= Volumetric path tracing =

Computer graphics rendering method

Volumetric path tracing is a method for rendering images in computer graphics which was first introduced by Lafortune and Willems. This method enhances the rendering of the lighting in a scene by extending the path tracing method with the effect of light scattering. It is used for photorealistic effects of participating media like fire, explosions, smoke, clouds, fog or soft shadows.

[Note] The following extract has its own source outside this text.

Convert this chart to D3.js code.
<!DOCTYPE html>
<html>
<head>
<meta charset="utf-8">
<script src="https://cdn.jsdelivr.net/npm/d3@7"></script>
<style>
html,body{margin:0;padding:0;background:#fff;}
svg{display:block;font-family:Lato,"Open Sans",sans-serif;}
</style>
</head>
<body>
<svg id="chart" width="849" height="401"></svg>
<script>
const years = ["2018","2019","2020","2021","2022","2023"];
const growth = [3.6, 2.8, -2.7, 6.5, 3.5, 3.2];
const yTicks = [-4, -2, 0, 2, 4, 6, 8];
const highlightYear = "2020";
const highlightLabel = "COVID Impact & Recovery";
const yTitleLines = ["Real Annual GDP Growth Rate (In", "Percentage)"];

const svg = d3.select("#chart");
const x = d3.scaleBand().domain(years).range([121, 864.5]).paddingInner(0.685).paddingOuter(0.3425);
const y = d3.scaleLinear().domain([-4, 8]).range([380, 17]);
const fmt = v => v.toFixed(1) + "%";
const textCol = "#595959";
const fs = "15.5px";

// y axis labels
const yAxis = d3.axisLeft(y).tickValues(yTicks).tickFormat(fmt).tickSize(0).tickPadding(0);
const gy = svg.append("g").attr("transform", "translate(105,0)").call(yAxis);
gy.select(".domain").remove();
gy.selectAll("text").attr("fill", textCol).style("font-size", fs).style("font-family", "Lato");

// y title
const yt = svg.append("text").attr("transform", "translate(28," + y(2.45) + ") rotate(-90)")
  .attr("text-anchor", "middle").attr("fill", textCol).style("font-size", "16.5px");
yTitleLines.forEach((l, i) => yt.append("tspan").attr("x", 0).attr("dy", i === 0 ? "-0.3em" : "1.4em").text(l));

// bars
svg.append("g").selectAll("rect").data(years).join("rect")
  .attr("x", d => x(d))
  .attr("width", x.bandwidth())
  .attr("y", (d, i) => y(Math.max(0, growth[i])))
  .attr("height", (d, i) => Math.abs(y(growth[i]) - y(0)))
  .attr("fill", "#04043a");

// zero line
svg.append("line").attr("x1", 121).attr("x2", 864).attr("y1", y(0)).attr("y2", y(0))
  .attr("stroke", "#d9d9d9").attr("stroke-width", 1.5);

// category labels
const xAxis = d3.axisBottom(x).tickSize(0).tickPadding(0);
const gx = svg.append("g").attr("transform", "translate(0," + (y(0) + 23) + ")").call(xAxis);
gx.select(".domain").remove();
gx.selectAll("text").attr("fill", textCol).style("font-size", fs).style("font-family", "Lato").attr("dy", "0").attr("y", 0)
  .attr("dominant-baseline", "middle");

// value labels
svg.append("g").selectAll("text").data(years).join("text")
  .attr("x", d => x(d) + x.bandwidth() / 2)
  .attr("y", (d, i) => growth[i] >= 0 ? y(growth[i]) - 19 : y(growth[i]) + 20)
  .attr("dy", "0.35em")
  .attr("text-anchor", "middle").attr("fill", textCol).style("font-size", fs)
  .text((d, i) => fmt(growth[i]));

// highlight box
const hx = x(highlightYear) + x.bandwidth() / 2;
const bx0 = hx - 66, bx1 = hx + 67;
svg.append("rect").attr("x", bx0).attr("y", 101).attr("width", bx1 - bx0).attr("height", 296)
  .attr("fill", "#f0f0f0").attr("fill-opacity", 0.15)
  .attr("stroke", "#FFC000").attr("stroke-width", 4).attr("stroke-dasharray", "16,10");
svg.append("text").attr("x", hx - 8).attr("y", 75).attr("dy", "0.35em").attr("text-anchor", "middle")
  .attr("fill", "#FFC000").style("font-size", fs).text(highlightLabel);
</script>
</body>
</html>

Like in the path tracing method, a ray is followed backwards, beginning from the eye, until reaching the light source. In volumetric path tracing, scattering events can occur along with ray tracing. When a light ray hits a surface, a certain amount gets scattered into the media.

==Description==
The algorithm is based on the volumetric rendering equation, which extends the rendering equation with a scattering term.
It is composed of an absorption, out-scattering, emission and an in-scattering part. The absorption and out-scattering together form the extinction term. The in-scattering is the most expensive part to calculate because it needs an integration over all paths in the scene that consist of radiance. Therefore, thousands of paths need to be traced to achieve a result with good quality and without much noise. For a better handling, the in-scattering term can be split into two components, the single scattering and the multiple scattering.

==Algorithm==
In volumetric path tracing, a distance between the ray and the surface gets sampled and compared with the distance of the nearest intersection of the ray with the surface. If the sampled distance is smaller, a scatter event occurs. In that case the path is evaluated and traced from the scatter point in the media, not from the surface point on which it falls. The rest of the procedure continues in the same manner, until reaching the light source.

==Sampling==
A possible way of sampling distances is the ray marching method, which works similarly to ray tracing but operates on a distance field of the scene and acts in discrete steps. The scattering inside the media can be determined by a phase function using importance sampling. Therefore, the Henyey–Greenstein phase function — a non-isotropic phase function for simulating the scattering of materials like oceans, clouds or skin — can be applied.